Here she stopped to attend to the child, and Angela and Freddy glanced at one another again. Then Callie looked up.

‘I know you must think I’m stupid,’ she said. ‘I ought to have realized what he meant when he said we’d be married right away. I don’t know how long a divorce takes, but I do know it’s more than just a few days. But I’d always done what he said, and I trusted him, so I went along with it. On the Saturday night he met me outside the hotel and we went to an apartment in Mayfair. I guess that was yours,’ she said to Angela, who nodded. ‘He let himself in with a key and we went up to the top floor. It was a little late and I didn’t know why he wanted to bring me anyway, because I didn’t think you’d be exactly pleased to see me, but he told me to be quiet and that you knew all about me and didn’t mind, and that we were going to negotiate a payment. At that point I still had no idea what he was planning, and even when he took the gun out of the drawer I didn’t realize what it meant.’

She paused to wipe away the tears, which had started to fall again.

‘How could I have been so blind?’ she said. ‘Mrs. Marchmont, I swear I wouldn’t have let him do it. He would have listened to me, I know he would.’

‘He was planning to kill Angela,’ said Freddy.

Callie nodded.

‘There was a life insurance policy,’ she said. ‘Davie said you’d taken it out years ago when you were first married, and that you’d probably forgotten all about it by now.’

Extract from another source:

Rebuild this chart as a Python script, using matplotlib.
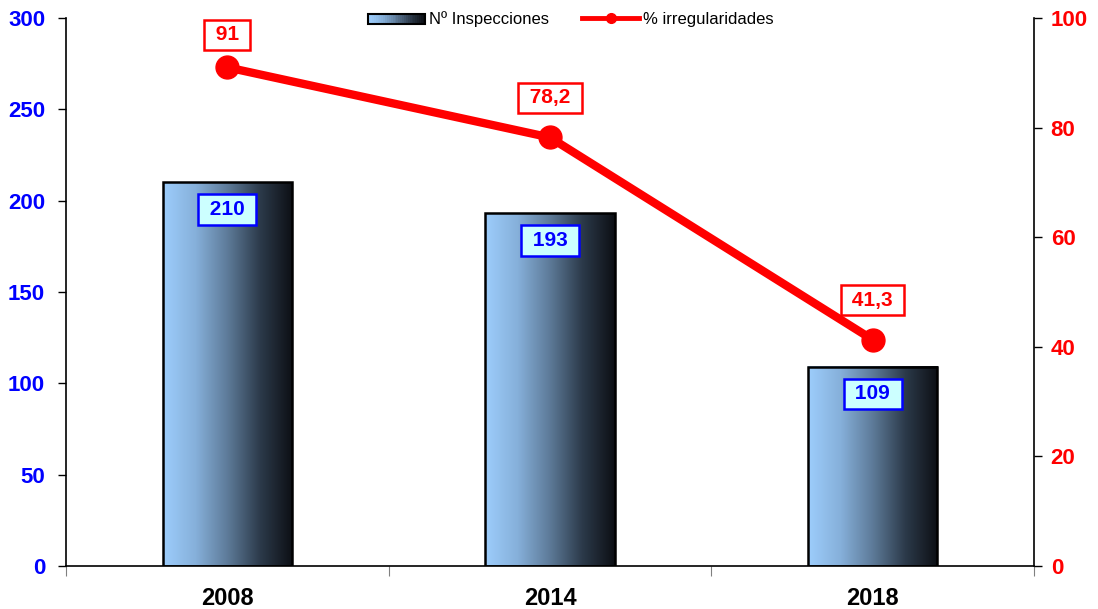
import numpy as np
import matplotlib.pyplot as plt
from matplotlib.colors import LinearSegmentedColormap
from matplotlib.legend_handler import HandlerBase
from matplotlib.patches import Rectangle
from matplotlib.lines import Line2D

plt.rcParams["font.family"] = ["Liberation Sans", "DejaVu Sans"]

years = ["2008", "2014", "2018"]
inspecciones = [210, 193, 109]
irregularidades = [91, 78.2, 41.3]
irreg_labels = ["91", "78,2", "41,3"]

grad = LinearSegmentedColormap.from_list(
    "bar", ["#9dcdfc", "#86b0da", "#5d7a98", "#2c3a4a", "#0c0f14"]
)
gradient = np.linspace(0, 1, 256).reshape(1, -1)


class GradientHandler(HandlerBase):
    def create_artists(self, legend, orig, xd, yd, width, height, fontsize, trans):
        arts = []
        n = 30
        for i in range(n):
            r = Rectangle((xd + width * i / n, yd), width / n + 0.3, height,
                          facecolor=grad(i / (n - 1)), edgecolor="none", transform=trans)
            arts.append(r)
        arts.append(Rectangle((xd, yd), width, height, facecolor="none",
                              edgecolor="black", lw=1.5, transform=trans))
        return arts


fig = plt.figure(figsize=(10.98, 6.09), dpi=100)
ax = fig.add_axes([0.0601, 0.0706, 0.8816, 0.8998])
ax2 = ax.twinx()

x = np.arange(len(years))
bw = 0.4
for xi, v in zip(x, inspecciones):
    ax.imshow(gradient, extent=[xi - bw / 2, xi + bw / 2, 0, v], cmap=grad,
              aspect="auto", zorder=2)
    ax.add_patch(Rectangle((xi - bw / 2, 0), bw, v, facecolor="none",
                           edgecolor="black", lw=1.8, zorder=3))
    ax.annotate(f" {v} ", (xi, v), xytext=(0, -19.5), textcoords="offset points",
                ha="center", va="center", fontsize=15, fontweight="bold",
                color="blue", zorder=5,
                bbox=dict(boxstyle="square,pad=0.27", facecolor="#ccffff",
                          edgecolor="blue", lw=1.8))
ax.set_xlim(-0.5, 2.5)
ax.set_ylim(0, 300)

ax2.plot(x, irregularidades, color="red", lw=6, marker="o", markersize=16.5,
         zorder=4, clip_on=False)
label_offsets = [23.5, 28.5, 28.5]
for xi, v, lab, off in zip(x, irregularidades, irreg_labels, label_offsets):
    ax2.annotate(f" {lab} ", (xi, v), xytext=(0, off), textcoords="offset points",
                 ha="center", va="center", fontsize=15, fontweight="bold",
                 color="red", zorder=5,
                 bbox=dict(boxstyle="square,pad=0.27", facecolor="white",
                           edgecolor="red", lw=1.8))
ax2.set_ylim(0, 100)
ax2.set_xlim(-0.5, 2.5)

ax.set_yticks(np.arange(0, 301, 50))
ax.tick_params(axis="y", colors="black", labelcolor="blue", labelsize=16,
               direction="out", length=6, width=1, pad=9)
for t in ax.get_yticklabels():
    t.set_fontweight("bold")
ax2.set_yticks(np.arange(0, 101, 20))
ax2.tick_params(axis="y", colors="black", labelcolor="red", labelsize=16,
                direction="out", length=6, width=1, pad=6)
for t in ax2.get_yticklabels():
    t.set_fontweight("bold")

ax.set_xticks([-0.5, 0.5, 1.5, 2.5])
ax.set_xticklabels([])
ax.tick_params(axis="x", direction="out", length=7, color="gray")
ax.set_xticks(x, minor=True)
ax.set_xticklabels(years, minor=True, fontsize=17, fontweight="bold")
ax.tick_params(axis="x", which="minor", length=0, pad=15)

for a in (ax, ax2):
    a.spines["top"].set_visible(False)
ax.spines["right"].set_visible(False)
ax2.spines["left"].set_visible(False)
ax2.spines["bottom"].set_visible(False)
ax2.spines["right"].set_linewidth(1.2)
ax.spines["left"].set_linewidth(1.2)
ax.spines["bottom"].set_linewidth(1.2)

bar_handle = Rectangle((0, 0), 1, 1)
line_handle = Line2D([], [], color="red", lw=3.5, marker="o", markersize=7)
fig.legend([bar_handle, line_handle], ["Nº Inspecciones", "% irregularidades"],
           handler_map={Rectangle: GradientHandler()},
           loc="center", bbox_to_anchor=(0.520, 0.969), ncol=2, frameon=False,
           fontsize=12, handlelength=3.4, handleheight=0.6, columnspacing=2.0,
           handletextpad=0.25)

fig.savefig("out.png", dpi=100)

‘Yes, I had,’ said Angela. ‘It was worth rather a lot, as I recall.’

‘That’s what he said,’ said Callie.

The tears were falling freely now, and they waited patiently as she struggled to bring herself under control.

‘When I realized what he meant to do I was horrified. I knew he could be a little bad at times, but I had no idea he would resort to murder. I told him I wanted no part of it, and that he’d better let me leave right away. At that he laughed and told me not to be so silly, because I was already a part of it whether I liked it or not, and which would I prefer? To marry him and have a father for the baby and plenty of money, or to be alone and destitute, because that’s what I’d certainly be if I insisted on crossing him. At that I said I didn’t care about being alone, but I wouldn’t be a party to murder and I was going to warn you whatever happened. Then I went to leave, but he stopped me and held the gun to my head and said I was to go nowhere; that I was in with him to the end, and that I was to do what he said. At that I must have started crying, because he became kind again and said he hadn’t meant it; that he’d only been joking and he’d never dream of hurting me. Then he started to try and persuade me.’ She looked up at Angela. ‘He said you were a bad woman and that you had other men and had treated him cruelly. He said that nobody would miss you and that if you died then we would be free. I still couldn’t believe it, and I told him so. I said even if he did it, how did he expect to get away with it? The police would know right away that he was the one who’d killed her. Then he laughed and said he had his own insurance policy, and he showed me a glove and said he’d taken it from a man he was pretty sure was your lover. He said he would leave it at the scene of the crime and the man would get the blame and it would serve you both right. He said it would be easy, and started to show me. He went to stand behind the sofa and said, “Look, we’ll hide here, and then when she comes in, I’ll—I’ll—”’

She broke off and gazed at the two of them, her eyes wide and frightened.

‘He had the gun in his hand when he was showing me, and his head was turned towards me,’ she whispered.